What needs to be done: Everything in the listing except the pictures should be written out exactly.

Supplied material:

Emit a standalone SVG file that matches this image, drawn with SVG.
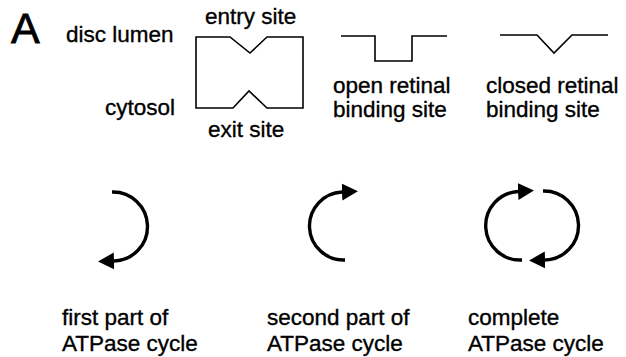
<svg xmlns="http://www.w3.org/2000/svg" width="626" height="357" viewBox="0 0 626 357">
<style>
text{font-family:"Liberation Sans",Arial,sans-serif;font-size:22.5px;fill:#000;stroke:#000;stroke-width:0.35}
.big{font-size:43px;stroke-width:0.8}
.ln{fill:none;stroke:#000;stroke-width:1.6;stroke-linejoin:miter}
.arc{fill:none;stroke:#000;stroke-width:3.4}
</style>
<defs>
<marker id="ah" markerUnits="userSpaceOnUse" markerWidth="16" markerHeight="18" refX="0" refY="8.5" orient="auto" viewBox="0 0 16 17">
<path d="M0,0 L16,8.5 L0,17 z" fill="#000"/>
</marker>
</defs>
<rect width="626" height="357" fill="#fff"/>
<g id="label-A"><text class="big" x="11" y="43">A</text></g>
<g id="disc-lumen"><text x="66" y="42">disc lumen</text></g>
<g id="cytosol"><text x="105" y="115">cytosol</text></g>
<g id="transporter">
<path class="ln" d="M196,37 H230 L250,53 L267,37 H303 V108 H267 L249,91 L233,108 H196 Z"/>
<text x="205" y="24">entry site</text>
<text x="208" y="137">exit site</text>
</g>
<g id="open-site">
<path class="ln" d="M341,36 H375 V61 H412 V36 H447"/>
<text x="333" y="93">open retinal</text>
<text x="333" y="117">binding site</text>
</g>
<g id="closed-site">
<path class="ln" d="M500,35 H537 L554,53 L572,35 H608"/>
<text x="486" y="93">closed retinal</text>
<text x="486" y="117">binding site</text>
</g>
<g id="connectors">
<path class="arc" d="M112,192 A34.5,34.5 0 0 1 114,261" marker-end="url(#ah)"/>
<path class="arc" d="M345,260 A34,34 0 0 1 342,192" marker-end="url(#ah)"/>
<path class="arc" d="M522,260 A34,34 0 0 1 518,191.5" marker-end="url(#ah)"/>
<path class="arc" d="M543,191 A34,34 0 0 1 545,260" marker-end="url(#ah)"/>
</g>
<g id="first-part"><text x="62" y="325">first part of</text><text x="62" y="351">ATPase cycle</text></g>
<g id="second-part"><text x="267" y="325">second part of</text><text x="267" y="351">ATPase cycle</text></g>
<g id="complete"><text x="468" y="325">complete</text><text x="468" y="351">ATPase cycle</text></g>
</svg>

Exercise output:
Emit a standalone SVG file that matches this image, drawn with SVG.
<svg xmlns="http://www.w3.org/2000/svg" width="626" height="357" viewBox="0 0 626 357">
<style>
text{font-family:"Liberation Sans",Arial,sans-serif;font-size:22.5px;fill:#000;stroke:#000;stroke-width:0.35}
.big{font-size:43px;stroke-width:0.8}
.ln{fill:none;stroke:#000;stroke-width:1.6;stroke-linejoin:miter}
.arc{fill:none;stroke:#000;stroke-width:3.4}
</style>
<defs>
<marker id="ah" markerUnits="userSpaceOnUse" markerWidth="16" markerHeight="18" refX="0" refY="8.5" orient="auto" viewBox="0 0 16 17">
<path d="M0,0 L16,8.5 L0,17 z" fill="#000"/>
</marker>
</defs>
<rect width="626" height="357" fill="#fff"/>
<g id="label-A"><text class="big" x="11" y="43">A</text></g>
<g id="disc-lumen"><text x="66" y="42">disc lumen</text></g>
<g id="cytosol"><text x="105" y="115">cytosol</text></g>
<g id="transporter">
<path class="ln" d="M196,37 H230 L250,53 L267,37 H303 V108 H267 L249,91 L233,108 H196 Z"/>
<text x="205" y="24">entry site</text>
<text x="208" y="137">exit site</text>
</g>
<g id="open-site">
<path class="ln" d="M341,36 H375 V61 H412 V36 H447"/>
<text x="333" y="93">open retinal</text>
<text x="333" y="117">binding site</text>
</g>
<g id="closed-site">
<path class="ln" d="M500,35 H537 L554,53 L572,35 H608"/>
<text x="486" y="93">closed retinal</text>
<text x="486" y="117">binding site</text>
</g>
<g id="connectors">
<path class="arc" d="M112,192 A34.5,34.5 0 0 1 114,261" marker-end="url(#ah)"/>
<path class="arc" d="M345,260 A34,34 0 0 1 342,192" marker-end="url(#ah)"/>
<path class="arc" d="M522,260 A34,34 0 0 1 518,191.5" marker-end="url(#ah)"/>
<path class="arc" d="M543,191 A34,34 0 0 1 545,260" marker-end="url(#ah)"/>
</g>
<g id="first-part"><text x="62" y="325">first part of</text><text x="62" y="351">ATPase cycle</text></g>
<g id="second-part"><text x="267" y="325">second part of</text><text x="267" y="351">ATPase cycle</text></g>
<g id="complete"><text x="468" y="325">complete</text><text x="468" y="351">ATPase cycle</text></g>
</svg>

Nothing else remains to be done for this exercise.